● What to do: Starting at the line that contains "Reproduce this chart with matplotlib." and stopping at the line that contains "ax = fig.add_axes([0.066, 0.1729, 0.8823, 0.7329])", transcribe every line of the material below exactly; pictures stay out.
----- Records
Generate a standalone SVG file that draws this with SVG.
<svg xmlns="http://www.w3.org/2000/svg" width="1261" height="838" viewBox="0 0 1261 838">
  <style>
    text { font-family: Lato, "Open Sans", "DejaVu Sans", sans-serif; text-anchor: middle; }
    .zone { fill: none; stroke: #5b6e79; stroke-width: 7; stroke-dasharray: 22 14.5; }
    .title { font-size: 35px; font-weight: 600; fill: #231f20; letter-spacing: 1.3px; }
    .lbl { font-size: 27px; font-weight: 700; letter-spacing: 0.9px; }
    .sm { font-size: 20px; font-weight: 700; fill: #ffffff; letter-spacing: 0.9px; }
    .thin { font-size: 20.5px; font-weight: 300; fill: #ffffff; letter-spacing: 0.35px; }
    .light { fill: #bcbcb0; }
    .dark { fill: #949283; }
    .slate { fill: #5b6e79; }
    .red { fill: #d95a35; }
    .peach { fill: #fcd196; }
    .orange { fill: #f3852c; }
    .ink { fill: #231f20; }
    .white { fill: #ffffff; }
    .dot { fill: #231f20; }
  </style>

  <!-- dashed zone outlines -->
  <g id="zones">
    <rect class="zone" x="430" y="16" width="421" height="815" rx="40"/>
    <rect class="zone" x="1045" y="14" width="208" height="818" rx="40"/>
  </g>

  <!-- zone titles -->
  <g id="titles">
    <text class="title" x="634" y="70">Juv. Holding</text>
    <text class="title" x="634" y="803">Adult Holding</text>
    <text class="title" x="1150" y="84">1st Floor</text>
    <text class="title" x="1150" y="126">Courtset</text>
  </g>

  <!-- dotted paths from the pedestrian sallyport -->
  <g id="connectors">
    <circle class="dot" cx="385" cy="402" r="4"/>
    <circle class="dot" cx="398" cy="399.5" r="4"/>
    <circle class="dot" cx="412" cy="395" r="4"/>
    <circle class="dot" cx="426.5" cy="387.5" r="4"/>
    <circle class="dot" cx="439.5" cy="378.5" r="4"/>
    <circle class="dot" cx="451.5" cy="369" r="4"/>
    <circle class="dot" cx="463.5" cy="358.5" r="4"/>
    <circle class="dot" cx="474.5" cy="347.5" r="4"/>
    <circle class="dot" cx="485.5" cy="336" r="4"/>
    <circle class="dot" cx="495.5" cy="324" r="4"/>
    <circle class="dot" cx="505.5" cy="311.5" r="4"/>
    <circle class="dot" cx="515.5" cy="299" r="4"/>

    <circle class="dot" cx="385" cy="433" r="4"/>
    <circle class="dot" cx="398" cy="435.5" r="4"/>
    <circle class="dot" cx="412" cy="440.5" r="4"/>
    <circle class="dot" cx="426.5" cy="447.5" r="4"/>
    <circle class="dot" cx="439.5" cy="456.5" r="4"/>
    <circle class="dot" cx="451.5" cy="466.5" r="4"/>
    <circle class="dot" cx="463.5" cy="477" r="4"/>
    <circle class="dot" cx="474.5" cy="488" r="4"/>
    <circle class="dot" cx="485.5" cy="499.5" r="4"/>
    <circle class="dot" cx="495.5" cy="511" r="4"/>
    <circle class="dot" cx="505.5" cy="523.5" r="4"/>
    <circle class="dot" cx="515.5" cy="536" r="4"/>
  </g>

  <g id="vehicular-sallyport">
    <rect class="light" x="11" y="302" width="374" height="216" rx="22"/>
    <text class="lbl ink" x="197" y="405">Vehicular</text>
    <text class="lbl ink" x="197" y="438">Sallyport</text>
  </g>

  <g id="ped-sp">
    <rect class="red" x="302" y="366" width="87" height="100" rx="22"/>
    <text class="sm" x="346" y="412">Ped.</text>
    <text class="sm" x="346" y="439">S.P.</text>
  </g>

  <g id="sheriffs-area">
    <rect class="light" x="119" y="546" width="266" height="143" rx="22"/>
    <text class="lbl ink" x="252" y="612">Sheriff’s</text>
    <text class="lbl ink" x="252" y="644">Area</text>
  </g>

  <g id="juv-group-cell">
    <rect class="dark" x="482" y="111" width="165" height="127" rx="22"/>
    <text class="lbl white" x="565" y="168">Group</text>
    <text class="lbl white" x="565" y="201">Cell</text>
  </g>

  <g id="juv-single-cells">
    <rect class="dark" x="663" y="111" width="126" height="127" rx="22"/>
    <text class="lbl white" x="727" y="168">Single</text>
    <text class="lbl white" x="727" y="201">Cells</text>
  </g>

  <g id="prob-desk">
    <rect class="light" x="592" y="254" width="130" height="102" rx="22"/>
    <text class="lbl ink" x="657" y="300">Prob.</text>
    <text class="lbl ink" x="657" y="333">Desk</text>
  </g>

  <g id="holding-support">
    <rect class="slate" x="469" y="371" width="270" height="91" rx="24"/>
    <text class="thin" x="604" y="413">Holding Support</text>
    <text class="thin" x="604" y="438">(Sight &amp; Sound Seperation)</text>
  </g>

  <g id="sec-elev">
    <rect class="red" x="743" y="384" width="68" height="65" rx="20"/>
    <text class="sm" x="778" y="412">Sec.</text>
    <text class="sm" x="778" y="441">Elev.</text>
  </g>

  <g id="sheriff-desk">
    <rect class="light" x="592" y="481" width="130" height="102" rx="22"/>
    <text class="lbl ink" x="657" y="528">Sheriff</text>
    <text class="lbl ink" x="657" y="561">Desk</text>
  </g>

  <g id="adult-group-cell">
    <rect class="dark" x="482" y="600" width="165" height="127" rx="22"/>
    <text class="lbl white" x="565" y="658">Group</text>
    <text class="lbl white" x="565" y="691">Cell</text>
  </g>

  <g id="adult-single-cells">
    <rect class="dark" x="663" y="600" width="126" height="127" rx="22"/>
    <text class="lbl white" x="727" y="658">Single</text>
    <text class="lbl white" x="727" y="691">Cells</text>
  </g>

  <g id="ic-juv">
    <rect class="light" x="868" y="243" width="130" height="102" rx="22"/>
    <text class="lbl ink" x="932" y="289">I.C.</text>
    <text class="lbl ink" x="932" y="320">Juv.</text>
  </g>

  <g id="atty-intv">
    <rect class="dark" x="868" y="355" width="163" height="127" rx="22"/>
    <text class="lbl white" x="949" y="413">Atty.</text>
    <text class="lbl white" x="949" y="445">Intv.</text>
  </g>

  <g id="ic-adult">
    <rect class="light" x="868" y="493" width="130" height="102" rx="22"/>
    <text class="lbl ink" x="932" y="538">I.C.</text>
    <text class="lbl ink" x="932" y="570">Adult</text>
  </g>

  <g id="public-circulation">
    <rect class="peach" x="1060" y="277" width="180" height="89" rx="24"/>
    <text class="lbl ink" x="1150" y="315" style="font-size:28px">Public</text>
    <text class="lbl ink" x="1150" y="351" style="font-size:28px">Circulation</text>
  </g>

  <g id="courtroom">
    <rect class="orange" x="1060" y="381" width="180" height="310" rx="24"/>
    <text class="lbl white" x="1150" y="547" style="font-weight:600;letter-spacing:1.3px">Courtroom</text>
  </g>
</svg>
----------
----- Records
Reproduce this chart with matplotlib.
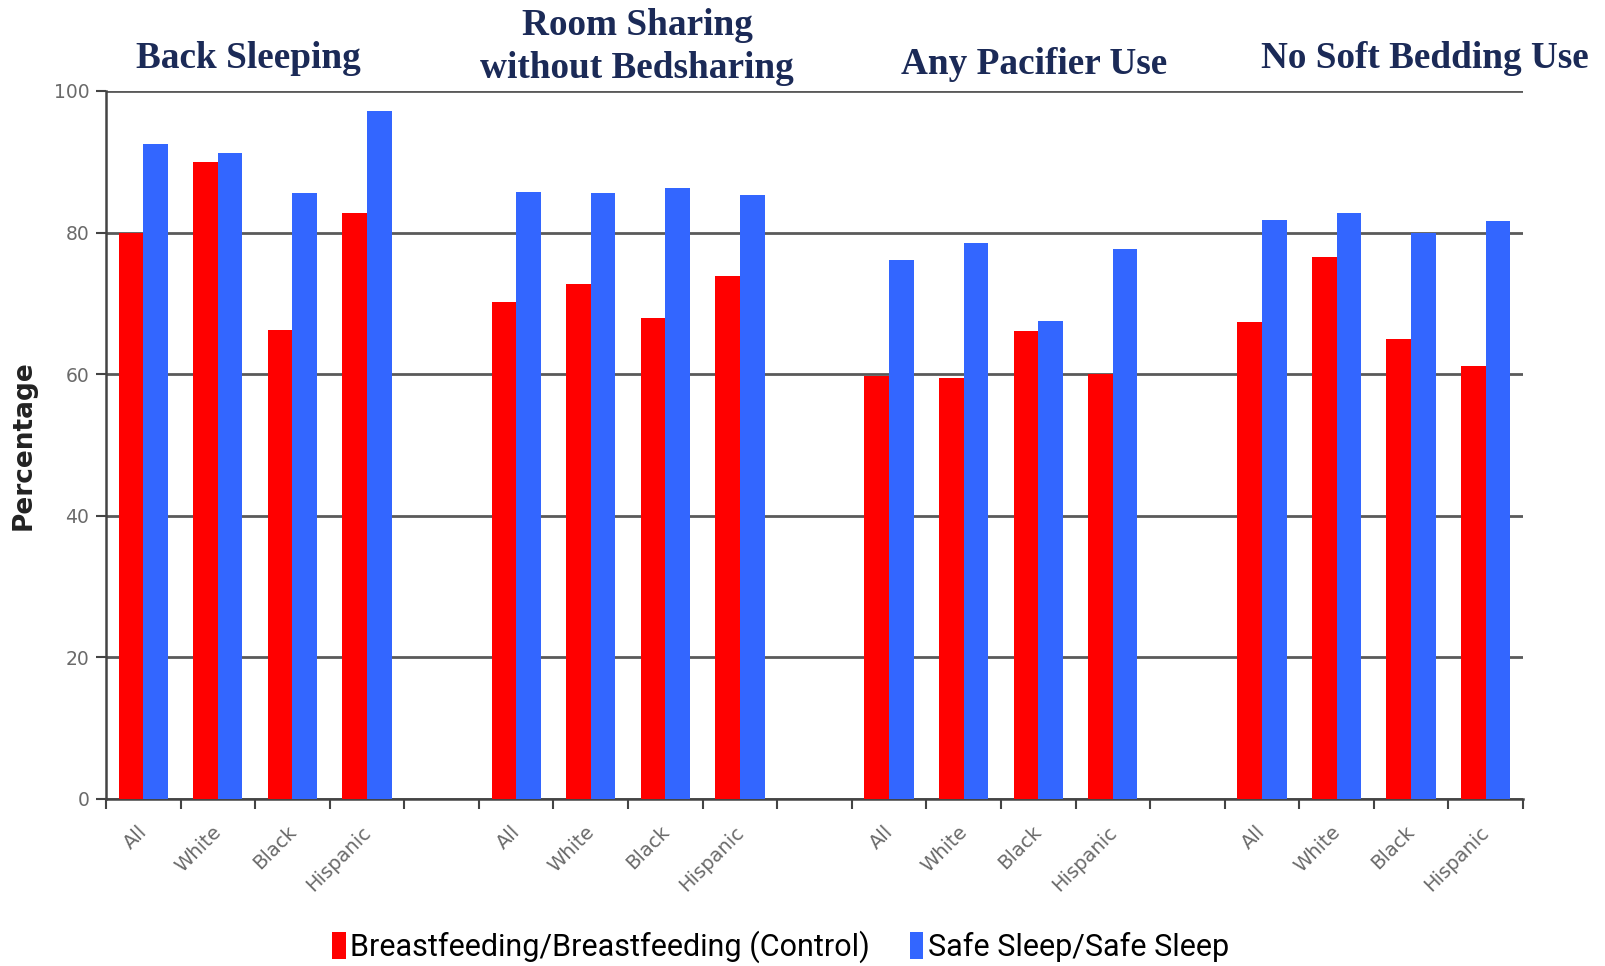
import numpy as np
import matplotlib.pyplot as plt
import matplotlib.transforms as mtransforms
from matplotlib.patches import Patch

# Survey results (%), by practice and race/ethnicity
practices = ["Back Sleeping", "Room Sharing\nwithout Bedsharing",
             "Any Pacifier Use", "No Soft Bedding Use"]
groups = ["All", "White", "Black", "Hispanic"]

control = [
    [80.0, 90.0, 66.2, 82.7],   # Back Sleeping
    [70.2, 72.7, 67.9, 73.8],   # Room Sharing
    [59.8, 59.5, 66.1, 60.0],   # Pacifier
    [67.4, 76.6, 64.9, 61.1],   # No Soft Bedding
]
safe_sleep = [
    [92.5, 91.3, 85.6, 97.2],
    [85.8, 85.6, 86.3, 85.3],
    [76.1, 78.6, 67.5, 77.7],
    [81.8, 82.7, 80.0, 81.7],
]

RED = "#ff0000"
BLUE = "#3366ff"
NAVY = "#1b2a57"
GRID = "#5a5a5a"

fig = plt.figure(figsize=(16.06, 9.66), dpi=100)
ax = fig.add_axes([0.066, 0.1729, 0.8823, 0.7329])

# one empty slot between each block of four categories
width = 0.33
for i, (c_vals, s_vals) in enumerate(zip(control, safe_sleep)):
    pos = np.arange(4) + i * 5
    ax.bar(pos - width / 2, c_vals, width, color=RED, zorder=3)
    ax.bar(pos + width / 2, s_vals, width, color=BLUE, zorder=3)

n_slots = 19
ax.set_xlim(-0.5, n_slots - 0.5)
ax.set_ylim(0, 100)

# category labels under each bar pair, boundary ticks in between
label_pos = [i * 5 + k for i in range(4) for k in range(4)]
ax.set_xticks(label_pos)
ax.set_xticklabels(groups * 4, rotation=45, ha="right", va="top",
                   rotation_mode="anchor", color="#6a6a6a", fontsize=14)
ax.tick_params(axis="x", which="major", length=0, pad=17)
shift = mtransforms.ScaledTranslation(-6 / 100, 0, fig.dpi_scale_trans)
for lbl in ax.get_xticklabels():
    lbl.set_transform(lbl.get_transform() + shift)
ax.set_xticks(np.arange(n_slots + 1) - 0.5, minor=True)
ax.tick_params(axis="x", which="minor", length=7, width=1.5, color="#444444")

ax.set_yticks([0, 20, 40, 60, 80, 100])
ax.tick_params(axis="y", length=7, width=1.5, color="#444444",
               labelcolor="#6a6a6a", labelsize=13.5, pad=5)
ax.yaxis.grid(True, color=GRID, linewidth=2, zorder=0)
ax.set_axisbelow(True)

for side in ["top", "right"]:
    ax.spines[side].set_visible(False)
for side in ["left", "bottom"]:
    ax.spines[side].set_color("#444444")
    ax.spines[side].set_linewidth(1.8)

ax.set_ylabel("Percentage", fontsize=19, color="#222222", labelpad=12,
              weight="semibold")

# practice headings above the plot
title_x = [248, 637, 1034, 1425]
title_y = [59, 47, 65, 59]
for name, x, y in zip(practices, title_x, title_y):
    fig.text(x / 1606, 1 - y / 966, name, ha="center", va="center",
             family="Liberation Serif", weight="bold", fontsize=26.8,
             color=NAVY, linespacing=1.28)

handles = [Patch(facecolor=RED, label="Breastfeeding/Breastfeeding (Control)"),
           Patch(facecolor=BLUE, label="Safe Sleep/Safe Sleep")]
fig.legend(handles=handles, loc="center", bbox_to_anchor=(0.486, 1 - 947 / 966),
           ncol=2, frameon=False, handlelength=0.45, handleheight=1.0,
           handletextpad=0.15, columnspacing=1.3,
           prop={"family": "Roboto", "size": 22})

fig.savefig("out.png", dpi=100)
----------
----- Records
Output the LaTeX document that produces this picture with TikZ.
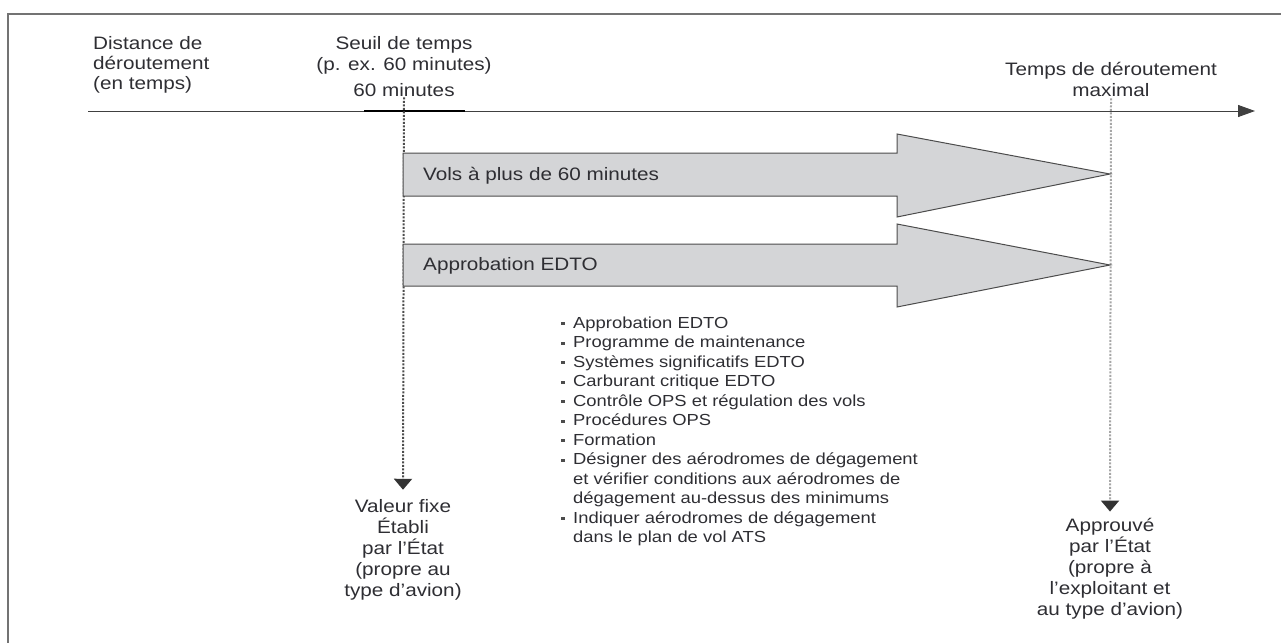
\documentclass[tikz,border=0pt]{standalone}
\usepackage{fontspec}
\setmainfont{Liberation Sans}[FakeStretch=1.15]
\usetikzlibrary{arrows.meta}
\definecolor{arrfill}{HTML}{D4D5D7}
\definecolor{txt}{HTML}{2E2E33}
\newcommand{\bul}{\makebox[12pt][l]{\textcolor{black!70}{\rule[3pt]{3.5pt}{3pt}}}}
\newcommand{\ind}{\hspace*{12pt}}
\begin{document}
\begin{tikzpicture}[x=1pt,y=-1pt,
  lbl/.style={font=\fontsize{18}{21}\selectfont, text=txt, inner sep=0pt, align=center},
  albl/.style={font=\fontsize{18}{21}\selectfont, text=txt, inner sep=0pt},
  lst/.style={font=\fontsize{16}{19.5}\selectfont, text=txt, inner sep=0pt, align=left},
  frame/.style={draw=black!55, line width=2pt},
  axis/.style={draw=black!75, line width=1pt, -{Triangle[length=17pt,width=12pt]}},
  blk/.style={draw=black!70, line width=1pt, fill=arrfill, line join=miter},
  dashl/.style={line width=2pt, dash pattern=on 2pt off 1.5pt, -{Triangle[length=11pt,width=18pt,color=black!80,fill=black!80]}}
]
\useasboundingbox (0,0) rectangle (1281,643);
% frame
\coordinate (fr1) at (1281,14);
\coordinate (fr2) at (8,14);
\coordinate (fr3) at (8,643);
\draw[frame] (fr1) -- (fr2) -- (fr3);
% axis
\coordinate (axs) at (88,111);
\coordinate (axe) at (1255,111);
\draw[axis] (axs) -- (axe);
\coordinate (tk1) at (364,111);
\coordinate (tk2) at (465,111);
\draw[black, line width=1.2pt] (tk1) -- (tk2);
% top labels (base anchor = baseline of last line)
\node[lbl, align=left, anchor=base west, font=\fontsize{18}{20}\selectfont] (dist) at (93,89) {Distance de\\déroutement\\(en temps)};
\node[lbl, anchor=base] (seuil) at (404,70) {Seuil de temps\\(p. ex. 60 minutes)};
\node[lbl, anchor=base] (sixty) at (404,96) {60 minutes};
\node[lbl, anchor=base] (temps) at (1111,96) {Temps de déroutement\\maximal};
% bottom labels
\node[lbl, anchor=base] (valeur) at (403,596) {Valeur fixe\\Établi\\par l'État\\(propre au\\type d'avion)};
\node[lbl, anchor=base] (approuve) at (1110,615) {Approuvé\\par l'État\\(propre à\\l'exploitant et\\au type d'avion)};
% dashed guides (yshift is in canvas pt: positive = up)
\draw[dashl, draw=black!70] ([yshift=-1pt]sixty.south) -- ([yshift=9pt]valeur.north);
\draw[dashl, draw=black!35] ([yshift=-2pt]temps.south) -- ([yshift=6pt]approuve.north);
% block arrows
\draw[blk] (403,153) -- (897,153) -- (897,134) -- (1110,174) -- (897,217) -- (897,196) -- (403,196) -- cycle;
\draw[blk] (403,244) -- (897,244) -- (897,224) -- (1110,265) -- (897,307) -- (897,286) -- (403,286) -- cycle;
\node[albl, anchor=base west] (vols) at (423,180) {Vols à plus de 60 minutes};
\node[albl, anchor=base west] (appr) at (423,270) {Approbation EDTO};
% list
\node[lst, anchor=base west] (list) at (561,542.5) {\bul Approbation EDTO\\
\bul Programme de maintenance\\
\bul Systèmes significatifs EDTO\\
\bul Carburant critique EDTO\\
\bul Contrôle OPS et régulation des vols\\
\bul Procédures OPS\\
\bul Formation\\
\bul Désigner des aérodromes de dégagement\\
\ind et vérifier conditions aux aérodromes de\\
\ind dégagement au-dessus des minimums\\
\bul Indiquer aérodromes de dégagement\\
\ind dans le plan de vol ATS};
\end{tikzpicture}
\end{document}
----------
● Answer for this exercise:
Reproduce this chart with matplotlib.
import numpy as np
import matplotlib.pyplot as plt
import matplotlib.transforms as mtransforms
from matplotlib.patches import Patch

# Survey results (%), by practice and race/ethnicity
practices = ["Back Sleeping", "Room Sharing\nwithout Bedsharing",
             "Any Pacifier Use", "No Soft Bedding Use"]
groups = ["All", "White", "Black", "Hispanic"]

control = [
    [80.0, 90.0, 66.2, 82.7],   # Back Sleeping
    [70.2, 72.7, 67.9, 73.8],   # Room Sharing
    [59.8, 59.5, 66.1, 60.0],   # Pacifier
    [67.4, 76.6, 64.9, 61.1],   # No Soft Bedding
]
safe_sleep = [
    [92.5, 91.3, 85.6, 97.2],
    [85.8, 85.6, 86.3, 85.3],
    [76.1, 78.6, 67.5, 77.7],
    [81.8, 82.7, 80.0, 81.7],
]

RED = "#ff0000"
BLUE = "#3366ff"
NAVY = "#1b2a57"
GRID = "#5a5a5a"

fig = plt.figure(figsize=(16.06, 9.66), dpi=100)
ax = fig.add_axes([0.066, 0.1729, 0.8823, 0.7329])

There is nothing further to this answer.